------ RECORDS FOR THE EXERCISE

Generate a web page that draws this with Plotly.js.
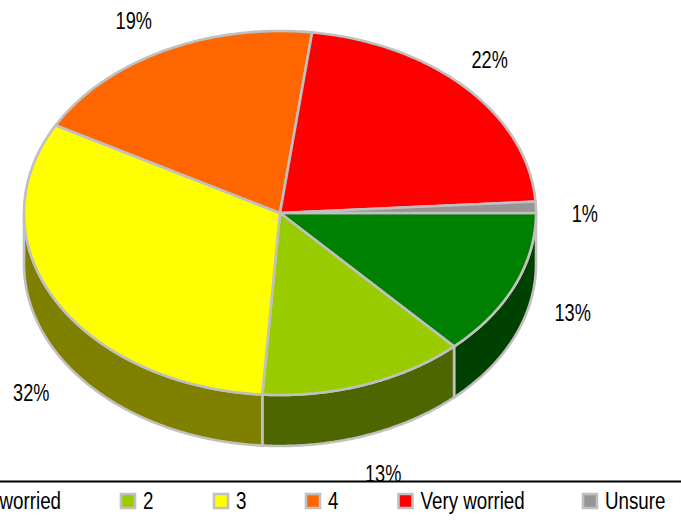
<!DOCTYPE html>
<html><head><meta charset="utf-8">
<script src="https://cdn.plot.ly/plotly-3.0.1.min.js"></script>
<style>html,body{margin:0;padding:0;background:#fff;overflow:hidden}#c{width:681px;height:523px}</style>
</head><body><div id="c"></div>
<script>
// Data
const categories = ['Not worried', '2', '3', '4', 'Very worried', 'Unsure'];
const values = [13.1, 13.0, 31.9, 19, 22, 1];
const topColors = ['#008000', '#99CC00', '#FFFF00', '#FF6600', '#FF0000', '#969696'];
const wallColors = ['#004000', '#4D6600', '#808000', '#803300', '#800000', '#4B4B4B'];

// Geometry of the tilted pie, in page pixels
const cx = 280, cy = 213, rx = 256, ry = 182, depth = 51;
const edge = '#C0C0C0', edgeWidth = 2.6;
const labelFont = 'Liberation Sans, Arial, sans-serif', labelSize = 23;
const condenseLabel = 0.79, condenseLegend = 0.815;
const labelDx = [58, 18, -24, -30, 23, 49];
const labelDy = [27, 89, 93, -30, -28, 7];
const legendSwatchX = [-60, 128, 221, 313, 405.5, 590];
const legendY = 501, ruleY = 481.5;

const px = a => cx + rx * Math.cos(a * Math.PI / 180);
const py = a => cy + ry * Math.sin(a * Math.PI / 180);
const total = values.reduce((s, v) => s + v, 0);

const walls = [], tops = [], annotations = [];
let from = 0;
values.forEach((v, i) => {
  const to = from + v / total * 360;
  const ang = [];
  for (let k = 0; k <= 90; k++) ang.push(from + (to - from) * k / 90);
  const lo = from, hi = Math.min(to, 180);
  if (lo < 180) {
    const wa = [];
    for (let k = 0; k <= 90; k++) wa.push(lo + (hi - lo) * k / 90);
    const rev = wa.slice().reverse();
    walls.push({
      type: 'scatter', mode: 'lines', fill: 'toself', fillcolor: wallColors[i],
      x: wa.map(px).concat(rev.map(px), [px(lo)]),
      y: wa.map(py).concat(rev.map(a => py(a) + depth), [py(lo)]),
      line: {color: edge, width: edgeWidth, simplify: false}, hoverinfo: 'skip'
    });
  }
  tops.push({
    type: 'scatter', mode: 'lines', fill: 'toself', fillcolor: topColors[i],
    x: [cx].concat(ang.map(px), [cx]),
    y: [cy].concat(ang.map(py), [cy]),
    line: {color: edge, width: edgeWidth, simplify: false}, hoverinfo: 'skip'
  });
  const mid = (from + to) / 2;
  annotations.push({
    xref: 'x', yref: 'y', x: px(mid) + labelDx[i], y: py(mid) + labelDy[i],
    text: Math.round(v) + '%', showarrow: false, xanchor: 'center', yanchor: 'middle',
    font: {family: labelFont, size: labelSize, color: '#000'}
  });
  from = to;
});

const swatches = {
  type: 'scatter', mode: 'markers', x: legendSwatchX, y: legendSwatchX.map(() => legendY),
  marker: {symbol: 'square', size: 14, color: topColors, line: {color: edge, width: 2.6}},
  hoverinfo: 'skip'
};
categories.forEach((c, i) => {
  annotations.push({
    xref: 'x', yref: 'y', x: legendSwatchX[i] + 15, y: legendY,
    text: c, showarrow: false, xanchor: 'left', yanchor: 'middle',
    font: {family: labelFont, size: labelSize, color: '#000'}, borderpad: 0
  });
});
annotations[6].x = 61; annotations[6].xanchor = 'right';

Plotly.newPlot('c', walls.concat(tops, [swatches]), {
  width: 681, height: 523, margin: {l: 0, r: 0, t: 0, b: 0},
  paper_bgcolor: '#fff', plot_bgcolor: '#fff', showlegend: false, hovermode: false,
  xaxis: {range: [0, 681], visible: false, fixedrange: true},
  yaxis: {range: [523, 0], visible: false, fixedrange: true},
  shapes: [{type: 'line', xref: 'x', yref: 'y', x0: 0, x1: 681, y0: ruleY, y1: ruleY,
    line: {color: '#000', width: 2}}],
  annotations
}, {displayModeBar: false, staticPlot: true}).then(gd => {
  // The reference type is a condensed face: squeeze the real text horizontally,
  // then put each text back on its anchor.
  const texts = gd.querySelectorAll('.annotation-text');
  texts.forEach((t, i) => {
    const a = annotations[i];
    if (!a) return;
    const k = i < values.length ? condenseLabel : condenseLegend;
    t.setAttribute('textLength', (t.getComputedTextLength() * k).toFixed(2));
    t.setAttribute('lengthAdjust', 'spacingAndGlyphs');
    const r = t.getBoundingClientRect();
    const now = a.xanchor === 'left' ? r.left : a.xanchor === 'right' ? r.right : (r.left + r.right) / 2;
    t.setAttribute('x', parseFloat(t.getAttribute('x') || 0) + (a.x - now));
  });
});
</script></body></html>
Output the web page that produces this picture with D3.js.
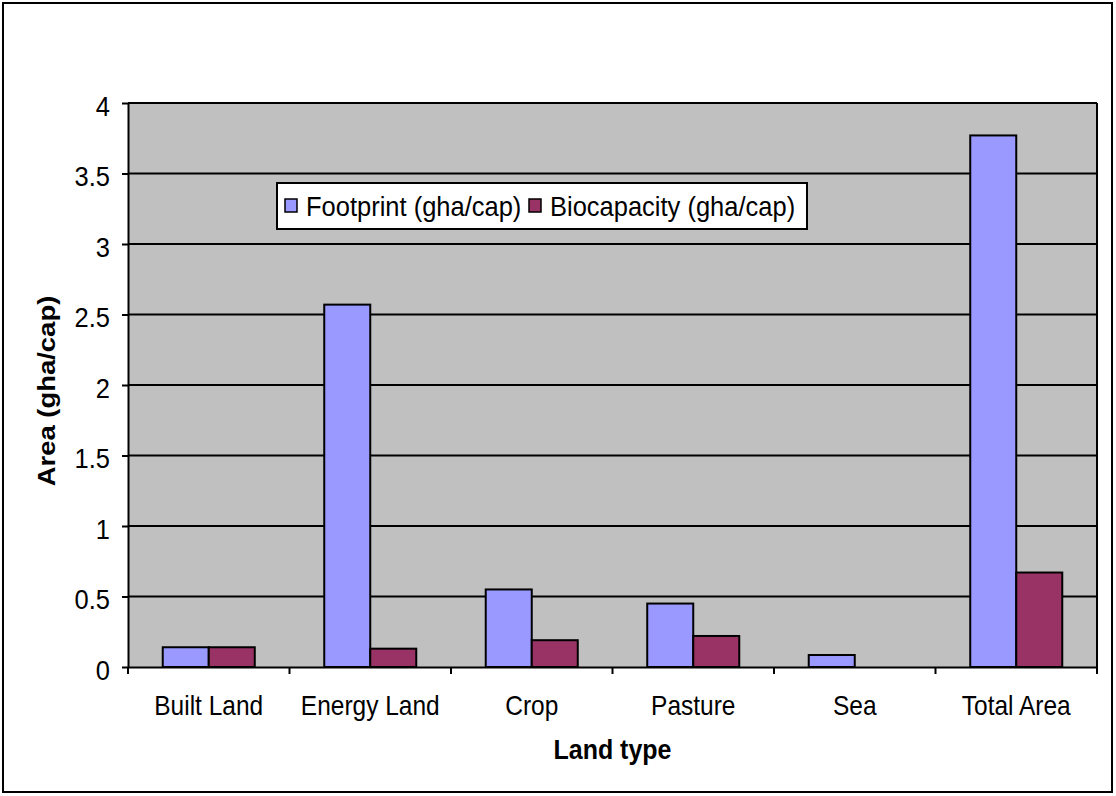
<!DOCTYPE html>
<html>
<head>
<meta charset="utf-8">
<script src="https://cdn.jsdelivr.net/npm/d3@7/dist/d3.min.js"></script>
<style>
  html, body { margin: 0; padding: 0; background: #ffffff; }
  svg { display: block; font-family: "Liberation Sans", Arial, sans-serif; }
</style>
</head>
<body>
<svg id="chart" width="1116" height="796"></svg>
<script>
// Ecological footprint vs. biocapacity per land type (gha per capita)
const categories = ["Built Land", "Energy Land", "Crop", "Pasture", "Sea", "Total Area"];
const footprint = [0.14, 2.57, 0.55, 0.45, 0.085, 3.77];
const biocapacity = [0.14, 0.13, 0.19, 0.22, 0, 0.67];
const seriesNames = ["Footprint (gha/cap)", "Biocapacity (gha/cap)"];
const yTicks = [0, 0.5, 1, 1.5, 2, 2.5, 3, 3.5, 4];

const colors = ["#9999ff", "#993366"];
const svg = d3.select("#chart");
const W = 1116, H = 796;
const plot = { left: 128, top: 103, right: 1097, bottom: 667 };
const TALL = 1.12; // glyphs are drawn slightly taller than wide

// outer chart frame
svg.append("rect")
  .attr("x", 3).attr("y", 3)
  .attr("width", W - 7).attr("height", H - 7)
  .attr("fill", "#ffffff").attr("stroke", "#000").attr("stroke-width", 2);

const x = d3.scaleBand().domain(categories).range([plot.left, plot.right]).paddingInner(0).paddingOuter(0);
const x1 = d3.scaleBand().domain([0, 1]).range([0, x.bandwidth()]).paddingInner(0).paddingOuter(0.755);
const y = d3.scaleLinear().domain([0, 4]).range([plot.bottom, plot.top]);

// plot area background
svg.append("rect")
  .attr("x", plot.left).attr("y", plot.top)
  .attr("width", plot.right - plot.left).attr("height", plot.bottom - plot.top)
  .attr("fill", "#c0c0c0");

// horizontal gridlines
svg.append("g").selectAll("line").data(yTicks.filter(d => d > 0)).join("line")
  .attr("x1", plot.left).attr("x2", plot.right)
  .attr("y1", d => y(d)).attr("y2", d => y(d))
  .attr("stroke", "#000").attr("stroke-width", 2);

// right border of plot area
svg.append("line")
  .attr("x1", plot.right).attr("x2", plot.right)
  .attr("y1", plot.top).attr("y2", plot.bottom)
  .attr("stroke", "#000").attr("stroke-width", 2);

// bars
const rows = categories.map((c, i) => ({ c, vals: [footprint[i], biocapacity[i]] }));
const groups = svg.append("g").selectAll("g").data(rows).join("g")
  .attr("transform", d => `translate(${x(d.c)},0)`);
groups.selectAll("rect").data(d => d.vals.map((v, k) => ({ v, k })).filter(e => e.v > 0)).join("rect")
  .attr("x", e => x1(e.k))
  .attr("width", x1.bandwidth())
  .attr("y", e => y(e.v))
  .attr("height", e => y(0) - y(e.v))
  .attr("fill", e => colors[e.k])
  .attr("stroke", "#000").attr("stroke-width", 2);

// y axis
const yAxis = d3.axisLeft(y).tickValues(yTicks).tickSize(6).tickSizeOuter(0)
  .tickFormat(d => String(d));
const gy = svg.append("g").attr("transform", `translate(${plot.left},0)`).call(yAxis);
gy.select(".domain").attr("stroke", "#000").attr("stroke-width", 2);
gy.selectAll(".tick line").attr("stroke", "#000").attr("stroke-width", 2);
gy.selectAll(".tick text")
  .attr("font-size", 25.5).attr("fill", "#000")
  .attr("font-family", "'Liberation Sans', Arial, sans-serif")
  .attr("x", null).attr("dy", null)
  .attr("transform", `translate(-18,12) scale(1,${TALL})`);

// x axis
const xAxis = d3.axisBottom(x).tickSize(0).tickSizeOuter(0);
const gx = svg.append("g").attr("transform", `translate(0,${plot.bottom})`).call(xAxis);
gx.select(".domain").attr("stroke", "#000").attr("stroke-width", 2);
gx.selectAll(".tick text")
  .attr("font-size", 24.5).attr("fill", "#000")
  .attr("font-family", "'Liberation Sans', Arial, sans-serif")
  .attr("y", null).attr("dy", null)
  .attr("transform", `translate(0,48) scale(1,${TALL})`);
// tick marks at category boundaries
const bounds = categories.map(c => x(c)).concat([plot.right]);
svg.append("g").selectAll("line").data(bounds).join("line")
  .attr("x1", d => d).attr("x2", d => d)
  .attr("y1", plot.bottom).attr("y2", plot.bottom + 7)
  .attr("stroke", "#000").attr("stroke-width", 2);

// axis titles
svg.append("text")
  .attr("transform", `translate(55,391) rotate(-90) scale(${TALL},1)`)
  .attr("text-anchor", "middle")
  .attr("font-size", 24.5).attr("font-weight", "bold").text("Area (gha/cap)");
svg.append("text")
  .attr("transform", `translate(${(plot.left + plot.right) / 2},759) scale(1,${TALL})`)
  .attr("text-anchor", "middle")
  .attr("font-size", 25).attr("font-weight", "bold").text("Land type");

// legend
const lg = svg.append("g").attr("transform", "translate(277,183)");
lg.append("rect").attr("width", 530).attr("height", 46)
  .attr("fill", "#fff").attr("stroke", "#000").attr("stroke-width", 2);
const items = [{ x: 8, t: seriesNames[0], c: colors[0] }, { x: 252, t: seriesNames[1], c: colors[1] }];
items.forEach(it => {
  lg.append("rect").attr("x", it.x).attr("y", 16).attr("width", 12).attr("height", 13)
    .attr("fill", it.c).attr("stroke", "#000").attr("stroke-width", 1.5);
  lg.append("text")
    .attr("transform", `translate(${it.x + 21},33) scale(1,${TALL})`)
    .attr("font-size", 25.5).text(it.t);
});
</script>
</body>
</html>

------------

Reproduce exactly the run of lines that opens the listing and closes with the line holding "const total = values.reduce((s, v)". Pictures are excluded.

Generate a web page that draws this with Plotly.js.
<!DOCTYPE html>
<html><head><meta charset="utf-8">
<script src="https://cdn.plot.ly/plotly-3.0.1.min.js"></script>
<style>html,body{margin:0;padding:0;background:#fff;overflow:hidden}#c{width:681px;height:523px}</style>
</head><body><div id="c"></div>
<script>
// Data
const categories = ['Not worried', '2', '3', '4', 'Very worried', 'Unsure'];
const values = [13.1, 13.0, 31.9, 19, 22, 1];
const topColors = ['#008000', '#99CC00', '#FFFF00', '#FF6600', '#FF0000', '#969696'];
const wallColors = ['#004000', '#4D6600', '#808000', '#803300', '#800000', '#4B4B4B'];

// Geometry of the tilted pie, in page pixels
const cx = 280, cy = 213, rx = 256, ry = 182, depth = 51;
const edge = '#C0C0C0', edgeWidth = 2.6;
const labelFont = 'Liberation Sans, Arial, sans-serif', labelSize = 23;
const condenseLabel = 0.79, condenseLegend = 0.815;
const labelDx = [58, 18, -24, -30, 23, 49];
const labelDy = [27, 89, 93, -30, -28, 7];
const legendSwatchX = [-60, 128, 221, 313, 405.5, 590];
const legendY = 501, ruleY = 481.5;

const px = a => cx + rx * Math.cos(a * Math.PI / 180);
const py = a => cy + ry * Math.sin(a * Math.PI / 180);
const total = values.reduce((s, v) => s + v, 0);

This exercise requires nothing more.